[The exercise] What number of lines hold the word "matplotlib"? State that number and nothing besides.

◇ ◇ ◇ ◇ ◇ ◇ ◇

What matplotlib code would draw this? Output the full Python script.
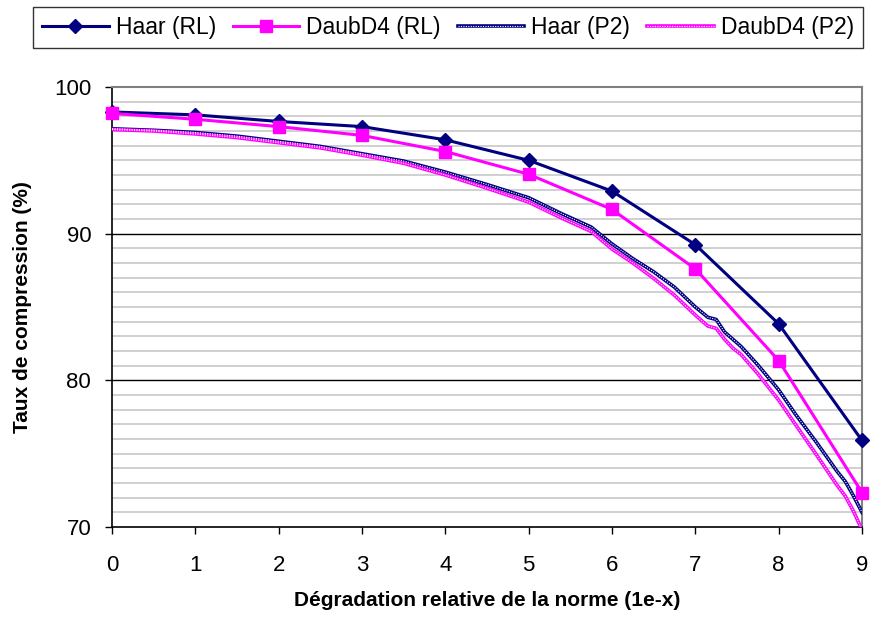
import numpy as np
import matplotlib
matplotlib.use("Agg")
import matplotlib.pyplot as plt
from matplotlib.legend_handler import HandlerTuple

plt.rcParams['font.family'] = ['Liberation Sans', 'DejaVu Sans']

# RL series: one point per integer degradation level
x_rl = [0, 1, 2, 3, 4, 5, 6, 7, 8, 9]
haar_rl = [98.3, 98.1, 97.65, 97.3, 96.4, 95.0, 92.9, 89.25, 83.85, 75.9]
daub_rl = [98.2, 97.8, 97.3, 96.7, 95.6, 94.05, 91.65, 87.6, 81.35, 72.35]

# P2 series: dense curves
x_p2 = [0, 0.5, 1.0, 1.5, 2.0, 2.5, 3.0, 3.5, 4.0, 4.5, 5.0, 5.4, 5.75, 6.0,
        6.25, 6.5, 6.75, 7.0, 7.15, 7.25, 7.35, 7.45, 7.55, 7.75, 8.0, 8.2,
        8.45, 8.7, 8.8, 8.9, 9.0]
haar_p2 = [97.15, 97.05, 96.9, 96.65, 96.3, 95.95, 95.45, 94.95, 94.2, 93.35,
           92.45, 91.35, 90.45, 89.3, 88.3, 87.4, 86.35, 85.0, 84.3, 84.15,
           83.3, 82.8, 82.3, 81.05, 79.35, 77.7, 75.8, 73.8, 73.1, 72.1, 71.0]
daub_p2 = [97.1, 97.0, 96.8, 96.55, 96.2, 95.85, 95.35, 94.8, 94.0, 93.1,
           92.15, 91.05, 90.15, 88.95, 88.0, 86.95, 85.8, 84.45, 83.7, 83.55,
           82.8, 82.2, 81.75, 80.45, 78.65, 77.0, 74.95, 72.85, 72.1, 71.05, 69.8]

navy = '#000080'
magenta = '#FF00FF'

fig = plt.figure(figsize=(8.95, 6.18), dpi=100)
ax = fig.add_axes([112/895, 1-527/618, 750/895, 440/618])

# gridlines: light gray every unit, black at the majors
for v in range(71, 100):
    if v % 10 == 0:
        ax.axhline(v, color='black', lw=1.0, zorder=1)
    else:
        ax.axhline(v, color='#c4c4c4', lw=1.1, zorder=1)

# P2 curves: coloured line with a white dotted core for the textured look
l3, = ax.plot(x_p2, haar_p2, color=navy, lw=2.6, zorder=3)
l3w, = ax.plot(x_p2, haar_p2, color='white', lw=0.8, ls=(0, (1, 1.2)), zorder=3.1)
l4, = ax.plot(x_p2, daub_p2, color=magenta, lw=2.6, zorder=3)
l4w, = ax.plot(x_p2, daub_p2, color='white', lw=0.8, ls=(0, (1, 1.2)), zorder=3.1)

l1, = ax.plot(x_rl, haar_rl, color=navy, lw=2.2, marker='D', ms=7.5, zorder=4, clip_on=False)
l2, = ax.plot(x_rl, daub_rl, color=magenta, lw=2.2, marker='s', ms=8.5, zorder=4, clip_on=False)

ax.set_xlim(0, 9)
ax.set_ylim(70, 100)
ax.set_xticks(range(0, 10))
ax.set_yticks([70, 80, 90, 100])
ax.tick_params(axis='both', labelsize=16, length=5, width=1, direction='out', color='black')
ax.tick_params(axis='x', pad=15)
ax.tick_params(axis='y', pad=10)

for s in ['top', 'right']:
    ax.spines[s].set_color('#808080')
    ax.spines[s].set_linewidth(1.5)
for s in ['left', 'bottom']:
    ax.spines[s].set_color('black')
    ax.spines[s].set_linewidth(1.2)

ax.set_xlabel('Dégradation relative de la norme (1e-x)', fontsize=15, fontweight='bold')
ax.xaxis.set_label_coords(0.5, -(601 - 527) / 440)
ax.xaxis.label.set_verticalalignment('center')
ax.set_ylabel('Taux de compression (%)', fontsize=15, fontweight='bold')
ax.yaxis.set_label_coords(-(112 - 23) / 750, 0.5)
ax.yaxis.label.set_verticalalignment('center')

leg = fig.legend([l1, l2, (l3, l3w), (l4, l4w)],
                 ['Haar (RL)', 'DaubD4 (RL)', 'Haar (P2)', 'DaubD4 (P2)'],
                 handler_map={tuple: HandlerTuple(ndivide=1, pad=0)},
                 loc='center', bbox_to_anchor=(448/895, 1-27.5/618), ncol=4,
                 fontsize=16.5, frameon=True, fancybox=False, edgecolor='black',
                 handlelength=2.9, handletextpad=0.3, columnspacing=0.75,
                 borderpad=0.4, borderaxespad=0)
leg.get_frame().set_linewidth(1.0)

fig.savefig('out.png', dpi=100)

◇ ◇ ◇ ◇ ◇ ◇ ◇

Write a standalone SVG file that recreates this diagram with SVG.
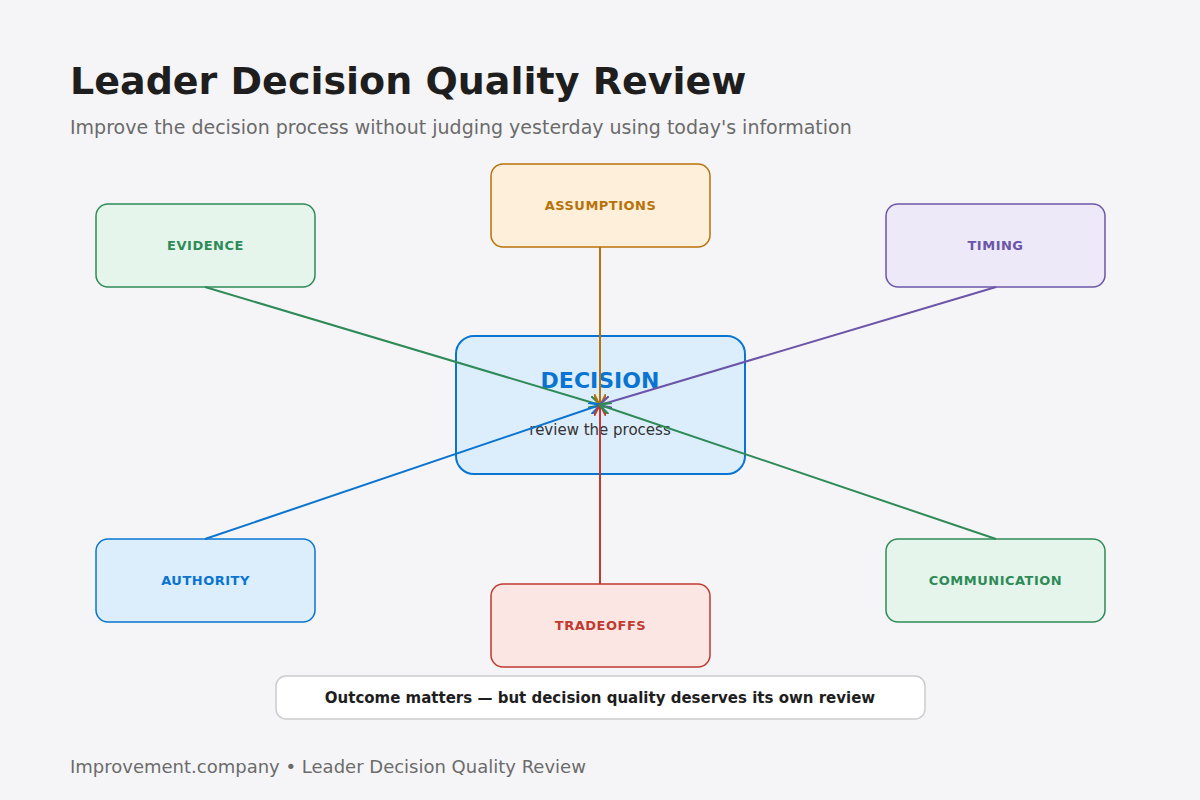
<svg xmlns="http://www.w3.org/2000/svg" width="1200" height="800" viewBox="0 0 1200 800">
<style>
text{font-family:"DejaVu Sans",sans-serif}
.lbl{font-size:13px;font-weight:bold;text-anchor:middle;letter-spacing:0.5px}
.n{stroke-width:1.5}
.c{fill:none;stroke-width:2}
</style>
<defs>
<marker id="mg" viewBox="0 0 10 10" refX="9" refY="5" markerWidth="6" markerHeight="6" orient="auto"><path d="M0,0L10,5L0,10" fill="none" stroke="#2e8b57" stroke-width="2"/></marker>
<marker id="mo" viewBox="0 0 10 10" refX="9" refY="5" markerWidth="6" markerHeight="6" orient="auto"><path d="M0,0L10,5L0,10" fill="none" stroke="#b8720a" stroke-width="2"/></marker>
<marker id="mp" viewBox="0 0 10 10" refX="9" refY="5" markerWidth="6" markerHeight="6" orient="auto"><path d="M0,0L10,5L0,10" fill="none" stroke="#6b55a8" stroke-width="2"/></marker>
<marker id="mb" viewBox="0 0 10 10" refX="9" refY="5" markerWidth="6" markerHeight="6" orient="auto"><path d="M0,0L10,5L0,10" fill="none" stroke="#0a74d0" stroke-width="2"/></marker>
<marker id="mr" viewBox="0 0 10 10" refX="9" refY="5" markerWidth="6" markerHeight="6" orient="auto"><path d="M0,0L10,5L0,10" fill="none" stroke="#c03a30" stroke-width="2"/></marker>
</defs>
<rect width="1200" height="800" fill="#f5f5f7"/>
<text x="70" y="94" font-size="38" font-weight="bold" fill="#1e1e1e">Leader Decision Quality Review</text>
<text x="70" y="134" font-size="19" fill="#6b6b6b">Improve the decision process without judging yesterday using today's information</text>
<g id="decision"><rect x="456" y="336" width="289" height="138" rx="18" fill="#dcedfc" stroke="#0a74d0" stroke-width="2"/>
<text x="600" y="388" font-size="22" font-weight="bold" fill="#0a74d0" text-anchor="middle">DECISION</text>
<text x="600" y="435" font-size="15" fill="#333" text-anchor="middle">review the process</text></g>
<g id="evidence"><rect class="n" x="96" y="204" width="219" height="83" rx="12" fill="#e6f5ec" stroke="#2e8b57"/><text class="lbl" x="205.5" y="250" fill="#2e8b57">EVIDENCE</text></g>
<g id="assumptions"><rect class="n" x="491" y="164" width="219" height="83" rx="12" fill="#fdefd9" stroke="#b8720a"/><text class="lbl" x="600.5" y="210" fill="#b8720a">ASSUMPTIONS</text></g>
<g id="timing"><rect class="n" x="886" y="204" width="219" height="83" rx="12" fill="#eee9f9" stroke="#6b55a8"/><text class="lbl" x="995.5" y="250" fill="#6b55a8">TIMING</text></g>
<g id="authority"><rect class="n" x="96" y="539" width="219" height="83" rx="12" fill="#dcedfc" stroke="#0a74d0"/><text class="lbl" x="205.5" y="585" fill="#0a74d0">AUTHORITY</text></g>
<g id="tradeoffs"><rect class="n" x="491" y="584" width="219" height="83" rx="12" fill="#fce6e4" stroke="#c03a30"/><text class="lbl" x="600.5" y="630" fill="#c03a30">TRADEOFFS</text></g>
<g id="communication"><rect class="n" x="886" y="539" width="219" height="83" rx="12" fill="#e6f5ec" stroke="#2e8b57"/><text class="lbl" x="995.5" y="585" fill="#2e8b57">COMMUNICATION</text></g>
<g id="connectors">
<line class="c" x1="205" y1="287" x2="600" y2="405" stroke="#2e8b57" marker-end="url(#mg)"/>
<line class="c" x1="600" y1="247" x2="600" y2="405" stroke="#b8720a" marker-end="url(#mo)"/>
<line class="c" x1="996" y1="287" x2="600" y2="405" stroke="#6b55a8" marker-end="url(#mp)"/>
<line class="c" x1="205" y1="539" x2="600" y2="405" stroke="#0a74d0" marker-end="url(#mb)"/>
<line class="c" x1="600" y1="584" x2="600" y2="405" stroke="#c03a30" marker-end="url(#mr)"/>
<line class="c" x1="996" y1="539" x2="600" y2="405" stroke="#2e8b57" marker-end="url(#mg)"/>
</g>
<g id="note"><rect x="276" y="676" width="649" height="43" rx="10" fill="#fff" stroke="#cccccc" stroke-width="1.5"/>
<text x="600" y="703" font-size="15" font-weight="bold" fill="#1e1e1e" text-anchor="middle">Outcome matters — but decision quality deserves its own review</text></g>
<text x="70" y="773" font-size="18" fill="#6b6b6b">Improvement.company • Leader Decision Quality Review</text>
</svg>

◇ ◇ ◇ ◇ ◇ ◇ ◇

[Expected answer] 5